Post-earnings trade setups: Ashtead, Berkeley Group, and Carnival
With Q1 earnings season drawing to a close, Ashtead, Berkeley Group, and Carnival provide us with the interesting trading opportunities.
This article looks at some of the big movers off the back of recent earnings announcements to try and find stocks that seem to provide a good trading opportunity. Typically, earnings announcements and trading statements will drive a shift or enhancement of market sentiment. While many see earnings as a significant risk when holding a stock, placing trades in the wake of such events allows for greater confidence that all market knowledge has been factored into current prices.
Ashtead
Ashtead Group PLC shares have soared in the wake of the mid-March bottom, with the stock managing to reach a fresh 2020 high on Tuesday.
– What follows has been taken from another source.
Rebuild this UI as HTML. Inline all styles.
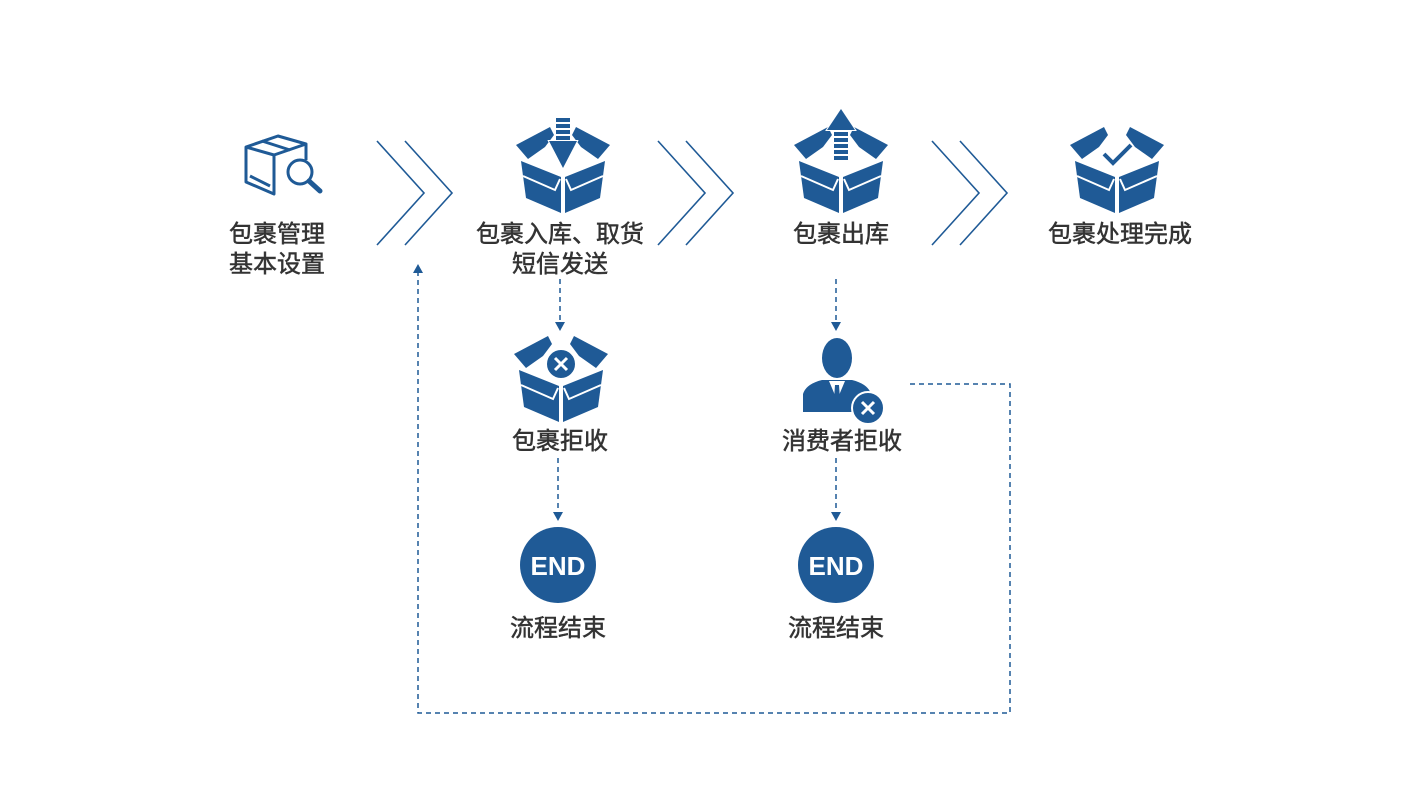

While the stock has been consolidating since that peak, it looks likely that we are priming ourselves for another push higher. With that in mind, a bullish outlook remains in play for this stock until we break from this current trend of higher lows. Thus a break below £22.98 would be required to bring a more bearish outlook.
Berkeley Group
The housebuilders have seen significant volatility of late, with Berkeley Group Holdings PLC seeing significant swings over the past fortnight. However, this week has been characterized by a bullish theme, with the stock finding support on the 76.4% Fibonacci level at £40.14. We have subsequently rallied into Fibonacci resistance at £44.28, with price pausing for thought at this key level. Watch for the reaction to this level, with a break higher pointing towards a likely continuation of the bullish trend in place over recent months. To the downside, we would need to break below the $39.85 level to bring about a more bearish theme.
Carnival
Shares in Cruise company Carnival Corporation & PLC (US) has seen substantial volatility of late, with the Norwegian Cruise cancellations hitting sentiment around the sector. Nevertheless, we are starting to see some support around the 61.8% Fibonacci retracement level at £11.48. A break through the £14.67 level would complete a double bottom formation and signal a likely end to this recent phase of weakness.